On Wikipedia, it says
On every tangent bundle $TM$, considered as a manifold itself, one can define a canonical vector field $V : TM → TTM$ as the diagonal map on the tangent space at each point. This is possible because the tangent space of a vector space W is naturally a product, $TW \cong W \times W$, since the vector space itself is flat
https://en.wikipedia.org/wiki/Tangent_bundle
Does anyone know if there is a proof that $TW \cong W \times W$? Thanks!
For any point $p\in W$, any vector $v\in W$, one can define a path $\gamma:t\mapsto p + t v$: clearly $\gamma(0) =p$ and $\gamma'(0)=v$. Conversely, given a path $\gamma$, with $\gamma (0) =p$, $$ {\gamma(h) -\gamma (0)\over h }\in W,$$ for all (small, say) non-zero $h$. Hence, $\gamma'(0)\in W$. Therefore, we have the natural identification $TW = \{(p,v) \in W\times W \}$.
Addition
The following is in response to the comment below asking for motivation and a clarification about 'what is' $T_xW$.
I think most people secretly think of the tangent space $T_xW$ fairly concretely, a la vector calculus, much as above, as the space of derivatives $\gamma'(0)$ of curves $\gamma:\mathbb R \to W$ through the point $x=\gamma(0)$. This works, as is, if one knows that the manifold is sitting inside some kind of ambient Euclidean space, because then we can calculate and define a tangent vector $v$ by
$$ v= \gamma'(0) = \lim_{h\to 0} {\gamma(0+h) -\gamma(0)\over h}.$$ That is, one can do this because the above difference, quotient, and limit make sense.
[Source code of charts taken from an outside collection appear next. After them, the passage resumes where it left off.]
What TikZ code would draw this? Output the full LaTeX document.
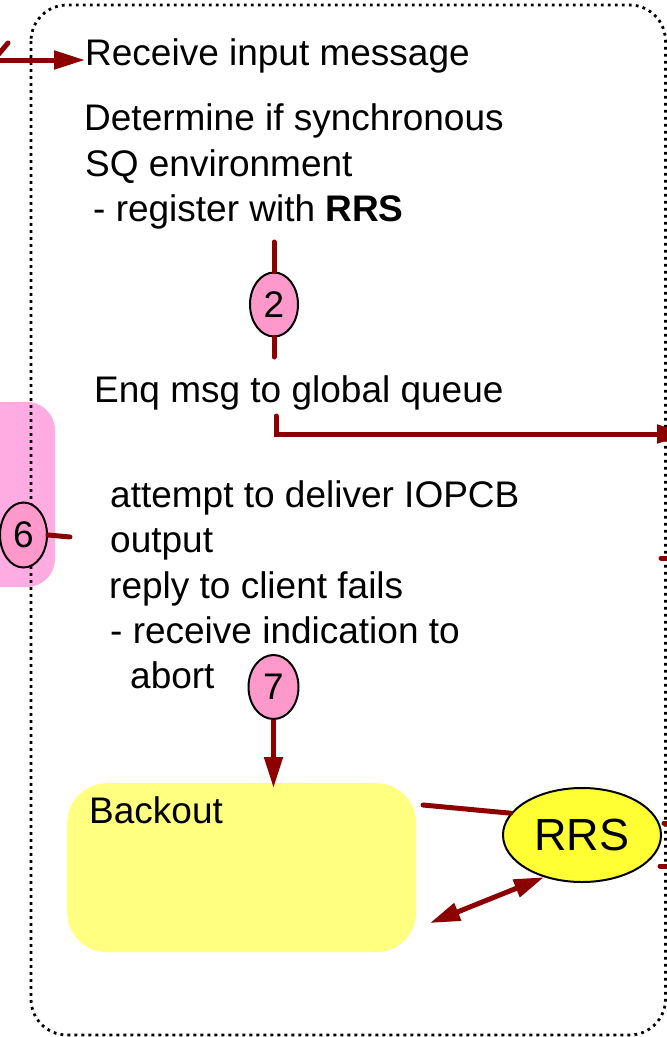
\documentclass[tikz,border=0pt]{standalone}
\usepackage{fontspec}
\setmainfont{Liberation Sans}
\usetikzlibrary{arrows.meta,shapes.geometric}
\definecolor{dred}{RGB}{140,0,0}
\definecolor{pinkc}{RGB}{255,153,204}
\definecolor{pinkbg}{RGB}{255,172,226}
\definecolor{ylwbox}{RGB}{255,255,128}
\definecolor{ylwrrs}{RGB}{255,255,51}
\begin{document}
\begin{tikzpicture}[x=1pt,y=-1pt,
  txt/.style={anchor=base west, inner sep=0pt, font=\fontsize{37}{44}\selectfont},
  conn/.style={draw=dred, line width=5pt, line cap=round},
  tipend/.style={-{Triangle[length=31pt,width=18pt]}},
  numnode/.style={ellipse, draw=black, line width=2pt, fill=pinkc, minimum width=48pt, minimum height=64pt, inner sep=0pt, font=\fontsize{37}{44}\selectfont},
  border/.style={draw=black, line width=2.8pt, dash pattern=on 2.8pt off 4.2pt, rounded corners=36pt}]
\clip (0,0) rectangle (667,1037);
% pink background block at left
\fill[pinkbg, rounded corners=28pt] (-60,402) rectangle (55,587);
% dotted container
\draw[border] (31,5) rectangle (665.5,1035);
% yellow backout box
\node[fill=ylwbox, rounded corners=40pt, minimum width=349pt, minimum height=169pt, anchor=north west, inner sep=0pt] (backout) at (67,783) {};
\node[txt] (backouttxt) at (89,823) {Backout};
% texts
\node[txt] (t1) at (85,65) {Receive input message};
\node[txt] (t2) at (84,130) {Determine if synchronous};
\node[txt] (t3) at (85,176) {SQ environment};
\node[txt] (t4) at (93,221) {- register with \textbf{RRS}};
\node[txt] (t5) at (94,402) {Enq msg to global queue};
\node[txt] (t6) at (110,507) {attempt to deliver IOPCB};
\node[txt] (t7) at (110,552) {output};
\node[txt] (t8) at (109,598) {reply to client fails};
\node[txt] (t9) at (110,643) {- receive indication to};
\node[txt] (t10) at (130,688) {abort};
% numbered markers
\node[numnode] (n2) at (274,304.5) {2};
\node[numnode, minimum width=47pt, minimum height=65pt] (n6) at (23.5,535) {6};
\node[numnode, minimum width=50pt, minimum height=64pt] (n7) at (273.5,687) {7};
\node[ellipse, draw=black, line width=2pt, fill=ylwrrs, minimum width=158pt, minimum height=94pt, inner sep=0pt, font=\fontsize{45}{50}\selectfont] (rrs) at (582,835) {RRS};
% coordinates
\coordinate (inL) at (-5,60);
\coordinate (inR) at (85,60);
\coordinate (diagA) at (8,43);
\coordinate (diagB) at (-8,62);
\coordinate (n2top) at (274,242);
\coordinate (n2bot) at (274,357);
\coordinate (enqA) at (276,416);
\coordinate (enqB) at (276,434);
\coordinate (enqC) at (688,434);
\coordinate (n6end) at (70,537);
\coordinate (n7end) at (273.5,788);
\coordinate (bkR) at (423,805);
\coordinate (bkL) at (430,923);
\coordinate (r1a) at (661,558);
\coordinate (r1b) at (700,558);
\coordinate (r2a) at (664,823);
\coordinate (r2b) at (700,823);
\coordinate (r3a) at (660,866);
\coordinate (r3b) at (700,866);
% connectors
\draw[conn, tipend, line cap=butt] (inL) -- (inR);
\draw[conn] (diagA) -- (diagB);
\draw[conn] (n2.north) -- (n2top);
\draw[conn] (n2.south) -- (n2bot);
\draw[conn, tipend] (enqA) -- (enqB) -- (enqC);
\draw[conn] (n6.east) -- (n6end);
\draw[conn, tipend, line cap=butt] (n7.south) -- (n7end);
\draw[conn] (bkR) -- (rrs.163);
\draw[conn, line cap=butt, {Triangle[length=30pt,width=18pt]}-{Triangle[length=30pt,width=18pt]}] (bkL) -- (rrs.228);
\draw[conn] (r1a) -- (r1b);
\draw[conn] (r2a) -- (r2b);
\draw[conn] (r3a) -- (r3b);
\end{tikzpicture}
\end{document}
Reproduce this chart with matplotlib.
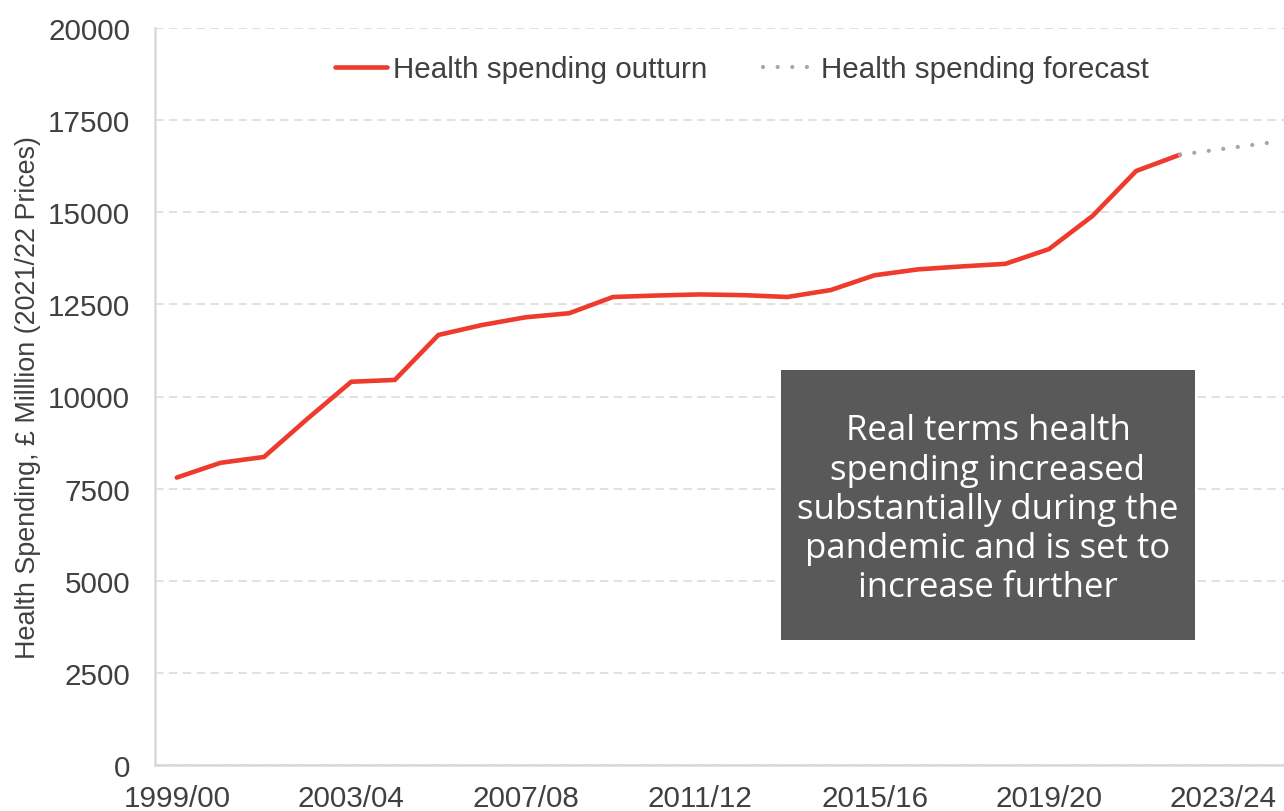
import matplotlib.pyplot as plt
from matplotlib.patches import Rectangle

plt.rcParams['font.family'] = ['Liberation Sans', 'DejaVu Sans']

# Financial years shown on the category axis (1999/00 .. 2024/25)
years = [f"{y}/{(y + 1) % 100:02d}" for y in range(1999, 2025)]

# Outturn, 1999/00 .. 2022/23, £ million in 2021/22 prices
outturn = [7800, 8200, 8360, 9400, 10400, 10450, 11670, 11940, 12150, 12260,
           12700, 12740, 12770, 12750, 12700, 12890, 13290, 13450, 13530, 13600,
           14000, 14900, 16120, 16560]

# Forecast, 2022/23 .. 2024/25
forecast_start = 23
forecast = [16560, 16720, 16880]

yticks = list(range(0, 20001, 2500))

RED = '#EE3B2E'
GREY_DOT = '#A6A6A6'
TEXT = '#404040'
GRID = '#D9D9D9'

fig = plt.figure(figsize=(12.84, 8.12), dpi=100)
ax = fig.add_axes([155 / 1284, 46 / 812, 1129 / 1284, 737 / 812])

x_out = list(range(len(outturn)))
x_fc = list(range(forecast_start, forecast_start + len(forecast)))

ax.plot(x_out, outturn, color=RED, lw=3.3, solid_capstyle='round',
        solid_joinstyle='miter', label='Health spending outturn', zorder=3)
ax.plot(x_fc, forecast, color=GREY_DOT, lw=3.0, linestyle=(0, (0.01, 3.5)),
        dash_capstyle='round', label='Health spending forecast', zorder=4)

ax.set_xlim(-0.5, 25.39)
ax.set_ylim(0, 20000)
ax.set_xticks(range(0, len(years), 4))
ax.set_xticklabels(years[::4])
ax.set_yticks(yticks)
ax.set_yticklabels([str(v) for v in yticks])

ax.tick_params(axis='both', length=0, labelsize=21.3, labelcolor=TEXT)
ax.tick_params(axis='y', pad=18)
ax.tick_params(axis='x', pad=14)

ax.grid(axis='y', color=GRID, lw=1.1, linestyle=(0, (5.5, 3.6)))
ax.set_axisbelow(True)
for side in ('top', 'right'):
    ax.spines[side].set_visible(False)
for side in ('left', 'bottom'):
    ax.spines[side].set_color(GRID)
    ax.spines[side].set_linewidth(1.8)

ax.set_ylabel('Health Spending, £ Milllion (2021/22 Prices)', fontsize=19.4,
              color=TEXT, labelpad=5)

ax.legend(loc='center', bbox_to_anchor=(0.52, 0.944), ncol=2, frameon=False,
          fontsize=21.3, labelcolor=TEXT, handlelength=1.75, handletextpad=0.2,
          columnspacing=1.9)

# Call-out box
ax.add_patch(Rectangle((0.5545, 0.1696), 0.3667, 0.3664, transform=ax.transAxes,
                       facecolor='#595959', edgecolor='none', zorder=5))
ax.text(0.7378, 0.3475,
        'Real terms health\nspending increased\nsubstantially during the\n'
        'pandemic and is set to\nincrease further',
        transform=ax.transAxes, ha='center', va='center', color='white',
        fontsize=25, family=['Open Sans', 'DejaVu Sans'], linespacing=1.2,
        zorder=6)

fig.savefig('out.png', dpi=100)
For general manifolds $W$, one has to go through some kind formalism for any definition or calculation, but the result has to be consistent with above. I would say that the sages have done this by replacing the frame work provided by an'ambient space' with one that uses nice test functions $f \colon W \to \mathbb R$: the composition $f\circ \gamma$ is a function from $\mathbb R$ to $\mathbb R$, so one can again understand $$ {d\over dt}\Bigg\rvert_{t=0}\, f \circ \gamma = \lim_{h\to 0} {(f\circ\gamma)\,(0+h) -(f\circ\gamma)\,(0)\over h}.$$ At this point one identifies a tangent vector $v$ with the set of $\gamma$ for which the preceding gives the same result for any fixed test function $f$, i.e., one defines $v$ as functional (function on some set of functions - or more correctly, on some set of equivalence classes of functions) by the formula
$$ v(f)= {d\over dt}\Bigg\rvert_{t=0}\, f \circ \gamma,$$ for some equivalence class of $\gamma$. This matches up with the vector calculus version, because of the chain rule.
How one does this - or how the sages do this - formally and rigorously depends on the approach to define a manifold - i.e. by charts and atlases, or as a locally ringed space - and what equivalent choice of definition of 'functional' one uses (derivation, or as an element of the dual $m/m^2$, where $m$ is the maximal ideal of functions - or equivalence classes of functions - vanishing at $x$)... One has to show that given the 'functional' $v$ - i.e., 'the' tangent vector $v$ - that there is a corresponding curve $\gamma$ - but that is 'clear' because of charts, say, and because one can do so in $\mathbb R^n$. For a more complete and (somewhat official) reference, see the "Formal Definitions" section of https://en.wikipedia.org/wiki/Tangent_space.
N.B. I hope that this addition motivates and explains the first part of the answer - i.e., given a point $x\in W$, and $v\in W$ ($W$ is now not the arbitrary manifold, but the vector space), there is a corresponding curve $\gamma$ such that $\gamma(0)= x$ and $\gamma'(0)=v$, and vice versa; this identification corresponds to the construction above. Hence we can identify $T_xW = W$, and $TW= W\times W$.